Instruction
Where a line holds the string "Give", return that line.

(begin)

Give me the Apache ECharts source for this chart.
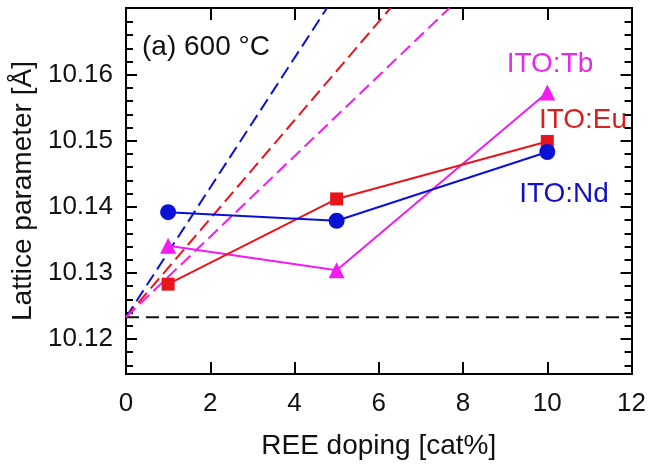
<!DOCTYPE html>
<html>
<head>
<meta charset="utf-8">
<script src="https://cdn.jsdelivr.net/npm/echarts@6/dist/echarts.min.js"></script>
<style>
  html, body {margin: 0; padding: 0; background: #fff;}
  #chart {width: 649px; height: 465px;}
</style>
</head>
<body>
<div id="chart"></div>
<script>
// REE doping (cat%)
let doping = [1, 5, 10];
// lattice parameter (Å)
let ndValues = [10.1392, 10.1379, 10.1483];
let euValues = [10.1283, 10.1412, 10.1499];
let tbValues = [10.1341, 10.1304, 10.1573];
// undoped ITO reference and Vegard-type lines (start, end at top of plot)
let itoRef = 10.1233;
let vegardNd = [[0, 10.1233], [4.77, 10.1701]];
let vegardEu = [[0, 10.1233], [6.28, 10.1701]];
let vegardTb = [[0, 10.1233], [7.68, 10.1701]];
// tick values
let xTicks = [0, 2, 4, 6, 8, 10, 12];
let yMajor = [10.12, 10.13, 10.14, 10.15, 10.16];
let yMinor = [10.116, 10.118, 10.122, 10.124, 10.126, 10.128, 10.132, 10.134, 10.136, 10.138,
    10.142, 10.144, 10.146, 10.148, 10.152, 10.154, 10.156, 10.158, 10.162, 10.164, 10.166, 10.168];

let font = '"Liberation Sans", Arial, sans-serif';
let blue = '#0a10d6';
let red = '#e8141c';
let magenta = '#f21cf2';

let chart = echarts.init(document.getElementById('chart'));

function pts(ys) {
    return doping.map(function (x, i) { return [x, ys[i]]; });
}

let yMin = 10.1147, yMax = 10.1701;

let yBase = {
    type: 'value', min: yMin, max: yMax,
    splitLine: {show: false},
    axisLine: {show: true, onZero: false, lineStyle: {color: '#000', width: 2}}
};

let option = {
    animation: false,
    backgroundColor: '#fff',
    grid: {left: 126, right: 15, top: 8, bottom: 89},
    title: {
        text: '(a) 600 °C', left: 137, top: 28,
        textStyle: {fontFamily: font, fontSize: 28, fontWeight: 'normal', color: '#111'}
    },
    xAxis: [{
        type: 'value', min: 0, max: 12, interval: 2,
        name: 'REE doping [cat%]', nameLocation: 'middle', nameGap: 58,
        nameTextStyle: {fontFamily: font, fontSize: 28, color: '#111'},
        splitLine: {show: false},
        axisLine: {onZero: false, lineStyle: {color: '#000', width: 2}},
        axisTick: {inside: true, length: 12, lineStyle: {color: '#000', width: 2}},
        axisLabel: {fontFamily: font, fontSize: 26, color: '#111', margin: 17}
    }, {
        type: 'value', min: 0, max: 12, interval: 2, position: 'top',
        splitLine: {show: false},
        axisLine: {onZero: false, lineStyle: {color: '#000', width: 2}},
        axisTick: {inside: true, length: 12, lineStyle: {color: '#000', width: 2}},
        axisLabel: {show: false}
    }],
    yAxis: [
        Object.assign({}, yBase, {
            position: 'left',
            name: 'Lattice parameter [Å]', nameLocation: 'middle', nameGap: 86,
            nameTextStyle: {fontFamily: font, fontSize: 28, color: '#111'},
            axisTick: {inside: true, length: 11, customValues: yMajor, lineStyle: {color: '#000', width: 2}},
            axisLabel: {fontFamily: font, fontSize: 26, color: '#111', margin: 13, customValues: yMajor,
                formatter: function (v) { return v.toFixed(2); }}
        }),
        Object.assign({}, yBase, {
            position: 'left',
            axisTick: {inside: true, length: 7, customValues: yMinor, lineStyle: {color: '#000', width: 2}},
            axisLabel: {show: false}
        }),
        Object.assign({}, yBase, {
            position: 'right',
            axisTick: {inside: true, length: 11, customValues: yMajor, lineStyle: {color: '#000', width: 2}},
            axisLabel: {show: false}
        }),
        Object.assign({}, yBase, {
            position: 'right',
            axisTick: {inside: true, length: 7, customValues: yMinor, lineStyle: {color: '#000', width: 2}},
            axisLabel: {show: false}
        })
    ],
    series: [
        {
            type: 'line', data: [[0, itoRef], [12, itoRef]], symbol: 'none', silent: true,
            lineStyle: {color: '#111', width: 2, type: [13, 7]}
        },
        {
            type: 'line', data: vegardNd, symbol: 'none', clip: true,
            lineStyle: {color: blue, width: 2, type: [13, 6]}
        },
        {
            type: 'line', data: vegardEu, symbol: 'none', clip: true,
            lineStyle: {color: red, width: 2, type: [13, 6]}
        },
        {
            type: 'line', data: vegardTb, symbol: 'none', clip: true,
            lineStyle: {color: magenta, width: 2, type: [13, 6]}
        },
        {
            name: 'ITO:Tb', type: 'line', data: pts(tbValues),
            symbol: 'triangle', symbolSize: 16,
            lineStyle: {color: magenta, width: 2}, itemStyle: {color: magenta}
        },
        {
            name: 'ITO:Eu', type: 'line', data: pts(euValues),
            symbol: 'rect', symbolSize: 13,
            lineStyle: {color: red, width: 2}, itemStyle: {color: red}
        },
        {
            name: 'ITO:Nd', type: 'line', data: pts(ndValues),
            symbol: 'circle', symbolSize: 16,
            lineStyle: {color: blue, width: 2}, itemStyle: {color: blue}
        }
    ],
    graphic: [
        {type: 'text', x: 550, y: 64, style: {text: 'ITO:Tb', fill: '#e82ae8', font: '28px ' + font, align: 'center', verticalAlign: 'middle'}},
        {type: 'text', x: 583, y: 120, style: {text: 'ITO:Eu', fill: '#d8201e', font: '28px ' + font, align: 'center', verticalAlign: 'middle'}},
        {type: 'text', x: 564, y: 194, style: {text: 'ITO:Nd', fill: '#1212c4', font: '28px ' + font, align: 'center', verticalAlign: 'middle'}}
    ]
};

chart.setOption(option);
</script>
</body>
</html>
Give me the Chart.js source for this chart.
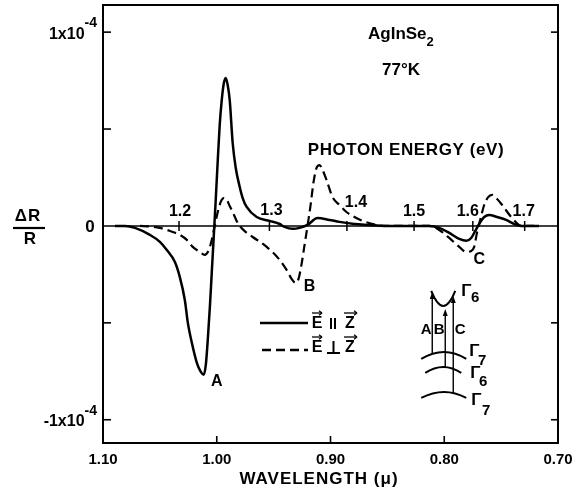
<!DOCTYPE html>
<html><head><meta charset="utf-8">
<script src="https://cdn.jsdelivr.net/npm/chart.js@4.4.1/dist/chart.umd.min.js"></script>
<style>html,body{margin:0;padding:0;background:#fff;}</style>
</head><body>
<canvas id="c" width="582" height="493"></canvas>
<script>
// ---- data (ΔR/R in units of 1e-4, wavelength in microns) ----
const parallelWl = [1.0895,1.0807,1.0719,1.0588,1.0500,1.0439,1.0368,1.0325,1.0281,1.0254,1.0219,1.0175,1.0140,1.0114,1.0096,1.0079,1.0061,1.0044,1.0026,1.0009,0.9991,0.9974,0.9956,0.9939,0.9921,0.9904,0.9886,0.9860,0.9833,0.9798,0.9772,0.9737,0.9649,0.9535,0.9447,0.9404,0.9333,0.9272,0.9202,0.9114,0.9009,0.8921,0.8789,0.8658,0.8526,0.8307,0.8132,0.8044,0.7956,0.7868,0.7807,0.7763,0.7728,0.7693,0.7649,0.7605,0.7535,0.7456,0.7386,0.7325,0.7167];
const parallelVal = [0,0,-0.010,-0.046,-0.082,-0.124,-0.186,-0.263,-0.381,-0.500,-0.603,-0.706,-0.753,-0.768,-0.716,-0.588,-0.423,-0.242,-0.050,0.134,0.340,0.521,0.649,0.732,0.763,0.727,0.649,0.428,0.299,0.201,0.144,0.098,0.046,0.026,0.010,-0.005,-0.015,-0.010,0.005,0.041,0.031,0.021,0.010,0.005,0,0,0,-0.010,-0.036,-0.067,-0.077,-0.062,-0.026,0.010,0.046,0.057,0.046,0.031,0.010,0,0];
const perpWl = [1.0675,1.0588,1.0500,1.0412,1.0325,1.0263,1.0211,1.0149,1.0105,1.0070,1.0044,1.0018,0.9991,0.9965,0.9939,0.9912,0.9886,0.9860,0.9825,0.9798,0.9746,0.9684,0.9561,0.9447,0.9386,0.9342,0.9307,0.9281,0.9254,0.9228,0.9202,0.9175,0.9149,0.9123,0.9096,0.9070,0.9035,0.8982,0.8921,0.8860,0.8789,0.8719,0.8596,0.8500,0.8132,0.8044,0.7956,0.7868,0.7807,0.7763,0.7737,0.7711,0.7684,0.7649,0.7614,0.7579,0.7535,0.7491,0.7404,0.7316,0.7211];
const perpVal = [0,-0.003,-0.010,-0.026,-0.046,-0.072,-0.108,-0.134,-0.149,-0.124,-0.072,0,0.072,0.124,0.144,0.134,0.103,0.072,0.026,0,-0.031,-0.057,-0.108,-0.175,-0.227,-0.273,-0.294,-0.273,-0.196,-0.098,0,0.108,0.227,0.299,0.314,0.289,0.237,0.149,0.108,0.072,0.046,0.026,0.005,0,0,-0.021,-0.062,-0.108,-0.134,-0.129,-0.108,-0.031,0.031,0.108,0.149,0.160,0.139,0.108,0.041,0,0];

const xTickValues = [0.70, 0.80, 0.90, 1.00, 1.10];
const yTickValues = [-1, -0.5, 0.5, 1];
const yLabelValues = [1, 0, -1];
const energyTicks = [1.2, 1.3, 1.4, 1.5, 1.6, 1.7];
const energyLabels = ['1.2', '1.3', '1.4', '1.5', '1.6', '1.7'];
const HC = 1.2398; // eV·µm
const peakLabels = [{t:'A', x:1.0114, y:-0.768}, {t:'B', x:0.9307, y:-0.294}, {t:'C', x:0.7807, y:-0.134}];

const FONT = '"Liberation Sans", Arial, sans-serif';

function txt(ctx, s, x, y, size, align, base, spacing) {
  ctx.font = 'bold ' + size + 'px ' + FONT;
  ctx.textAlign = align || 'center';
  ctx.textBaseline = base || 'middle';
  try { ctx.letterSpacing = (spacing || 0) + 'px'; } catch (e) {}
  ctx.fillText(s, x, y);
  try { ctx.letterSpacing = '0px'; } catch (e) {}
}
function line(ctx, x1, y1, x2, y2) { ctx.beginPath(); ctx.moveTo(x1, y1); ctx.lineTo(x2, y2); ctx.stroke(); }
function vecArrow(ctx, x1, x2, y) {
  ctx.lineWidth = 1.3;
  line(ctx, x1, y, x2, y);
  line(ctx, x2, y, x2 - 3, y - 2.2);
  line(ctx, x2, y, x2 - 3, y + 2.2);
}
function upArrow(ctx, x, yFrom, yTo) {
  ctx.lineWidth = 1.4;
  line(ctx, x, yFrom, x, yTo + 5);
  ctx.beginPath(); ctx.moveTo(x, yTo); ctx.lineTo(x - 2.5, yTo + 7); ctx.lineTo(x + 2.5, yTo + 7); ctx.closePath(); ctx.fill();
}

const deco = {
  id: 'deco',
  beforeDatasetsDraw(chart) {
    const {ctx, chartArea: ca, scales: {x: xs, y: ys}} = chart;
    const y0 = ys.getPixelForValue(0);
    ctx.save();
    ctx.strokeStyle = '#000'; ctx.fillStyle = '#000'; ctx.lineWidth = 1.6;
    line(ctx, ca.left, y0, ca.right, y0);
    const offs = [[1,-14],[2,-15],[9,-23],[0,-14],[-5,-14],[-1,-14]];
    energyTicks.forEach((E, i) => {
      const px = xs.getPixelForValue(HC / E);
      ctx.lineWidth = 1.5;
      line(ctx, px, y0 - 5, px, y0 + 5);
      txt(ctx, energyLabels[i], px + offs[i][0], y0 + offs[i][1], 16);
    });
    ctx.restore();
  },
  afterDraw(chart) {
    const {ctx, chartArea: ca, scales: {x: xs, y: ys}} = chart;
    ctx.save();
    ctx.strokeStyle = '#000'; ctx.fillStyle = '#000';
    // frame
    ctx.lineWidth = 2;
    ctx.strokeRect(ca.left, ca.top, ca.right - ca.left, ca.bottom - ca.top);
    // inward ticks
    ctx.lineWidth = 1.6;
    yTickValues.forEach(v => {
      const py = ys.getPixelForValue(v);
      line(ctx, ca.left, py, ca.left + 8, py);
      line(ctx, ca.right - 7, py, ca.right, py);
    });
    xTickValues.forEach(v => {
      const px = xs.getPixelForValue(v);
      line(ctx, px, ca.bottom, px, ca.bottom - 7);
    });
    // y labels
    yLabelValues.forEach(v => {
      const py = ys.getPixelForValue(v);
      if (v === 0) { txt(ctx, '0', ca.left - 13, py + 1, 17); return; }
      ctx.font = 'bold 14px ' + FONT;
      const supW = ctx.measureText('-4').width;
      const right = ca.left - 6;
      txt(ctx, '-4', right, py - 9, 14, 'right');
      txt(ctx, (v < 0 ? '-' : '') + '1x10', right - supW, py + 2, 16, 'right');
    });
    // ΔR / R
    txt(ctx, 'ΔR', 28, 216, 17, 'center', 'middle', 1);
    ctx.lineWidth = 2.2; line(ctx, 13, 228, 45, 228);
    txt(ctx, 'R', 30, 239, 17);
    // axis title
    txt(ctx, 'WAVELENGTH (μ)', 319, 479, 17, 'center', 'middle', 1);
    // headings
    txt(ctx, 'AgInSe', 368, 39, 17, 'left', 'alphabetic');
    ctx.font = 'bold 17px ' + FONT;
    const w = ctx.measureText('AgInSe').width;
    txt(ctx, '2', 368 + w, 46, 13, 'left', 'alphabetic');
    txt(ctx, '77°K', 382, 75, 17, 'left', 'alphabetic');
    txt(ctx, 'PHOTON ENERGY (eV)', 406, 150, 17, 'center', 'middle', 0.6);
    // peak labels
    const pOff = {A:[13,7], B:[14,4], C:[13,8]};
    peakLabels.forEach(p => {
      txt(ctx, p.t, xs.getPixelForValue(p.x) + pOff[p.t][0], ys.getPixelForValue(p.y) + pOff[p.t][1], 16);
    });
    // legend
    ctx.lineWidth = 2.5; ctx.setLineDash([]);
    line(ctx, 260, 323, 308, 323);
    ctx.setLineDash([9, 5]);
    line(ctx, 262, 350, 308, 350);
    ctx.setLineDash([]);
    txt(ctx, 'E', 317, 324, 16); txt(ctx, 'Z', 350, 324, 16);
    ctx.lineWidth = 2; line(ctx, 331, 318, 331, 329); line(ctx, 335, 318, 335, 329);
    vecArrow(ctx, 312, 322, 313); vecArrow(ctx, 344, 357, 313);
    txt(ctx, 'E', 317, 348, 16); txt(ctx, 'Z', 350, 348, 16);
    ctx.lineWidth = 2; line(ctx, 333.5, 341, 333.5, 353); line(ctx, 327, 353, 340, 353);
    vecArrow(ctx, 312, 322, 337); vecArrow(ctx, 344, 357, 337);
    // band diagram inset, anchored at (0.80 µm, 0)
    const ax = xs.getPixelForValue(0.80), ay = ys.getPixelForValue(0);
    ctx.lineWidth = 2;
    ctx.beginPath(); ctx.moveTo(ax - 13, ay + 65); ctx.quadraticCurveTo(ax - 1, ay + 95, ax + 11, ay + 65); ctx.stroke();
    ctx.beginPath(); ctx.moveTo(ax - 23, ay + 133); ctx.quadraticCurveTo(ax, ay + 119, ax + 22, ay + 133); ctx.stroke();
    ctx.beginPath(); ctx.moveTo(ax - 19, ay + 147); ctx.quadraticCurveTo(ax - 1, ay + 135, ax + 17, ay + 147); ctx.stroke();
    ctx.beginPath(); ctx.moveTo(ax - 23, ay + 172); ctx.quadraticCurveTo(ax, ay + 160, ax + 22, ay + 172); ctx.stroke();
    upArrow(ctx, ax - 12, ay + 128, ay + 66);
    upArrow(ctx, ax + 1, ay + 141, ay + 83);
    upArrow(ctx, ax + 9, ay + 167, ay + 70);
    txt(ctx, 'A', ax - 18, ay + 104, 15); txt(ctx, 'B', ax - 5, ay + 104, 15); txt(ctx, 'C', ax + 16, ay + 104, 15);
    const gam = [[22,65,'6',31,72],[30,125,'7',38,135],[31,147,'6',39,156],[32,174,'7',42,185]];
    gam.forEach(g => { txt(ctx, 'Γ', ax + g[0], ay + g[1], 17); txt(ctx, g[2], ax + g[3], ay + g[4], 15); });
    ctx.restore();
  }
};

new Chart(document.getElementById('c'), {
  type: 'line',
  data: {
    datasets: [
      { label: 'E ∥ Z', data: parallelWl.map((x, i) => ({x, y: parallelVal[i]})),
        borderColor: '#000', borderWidth: 2.5, pointRadius: 0, fill: false, cubicInterpolationMode: 'monotone' },
      { label: 'E ⊥ Z', data: perpWl.map((x, i) => ({x, y: perpVal[i]})),
        borderColor: '#000', borderWidth: 2.2, borderDash: [9, 5], pointRadius: 0, fill: false, cubicInterpolationMode: 'monotone' }
    ]
  },
  options: {
    responsive: false, animation: false, devicePixelRatio: 1,
    layout: { padding: { left: 103, right: 24, top: 5, bottom: 0 } },
    plugins: { legend: { display: false }, tooltip: { enabled: false } },
    scales: {
      x: { type: 'linear', reverse: true, min: 0.70, max: 1.10,
        afterBuildTicks: s => { s.ticks = xTickValues.map(v => ({value: v})); },
        afterFit: s => { s.height = 50; },
        ticks: { callback: v => Number(v).toFixed(2), color: '#000', padding: 8, maxRotation: 0, autoSkip: false,
          font: { family: FONT, size: 15, weight: 'bold' } },
        grid: { display: false, drawTicks: false }, border: { display: false } },
      y: { type: 'linear', min: -1.12, max: 1.14, display: false }
    }
  },
  plugins: [deco]
});
</script>
</body></html>
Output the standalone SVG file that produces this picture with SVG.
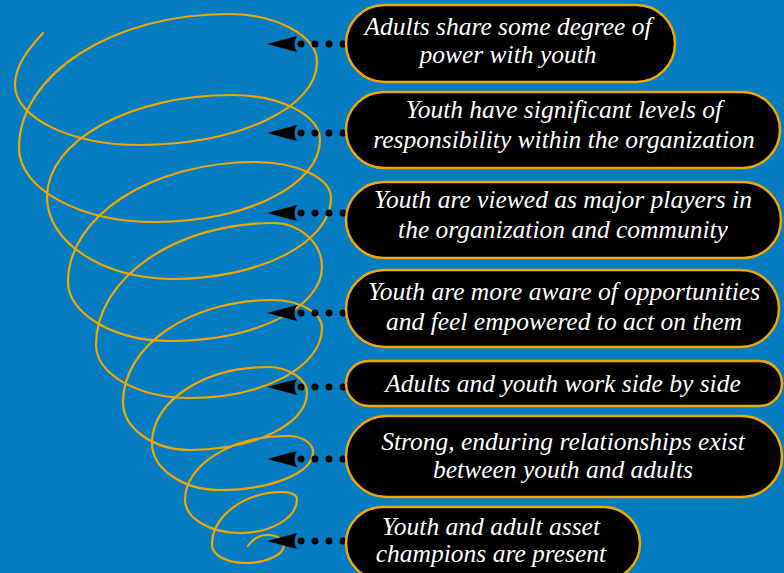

(end)

Answer for the task
Give me the Apache ECharts source for this chart.
Give me the Chart.js source for this chart.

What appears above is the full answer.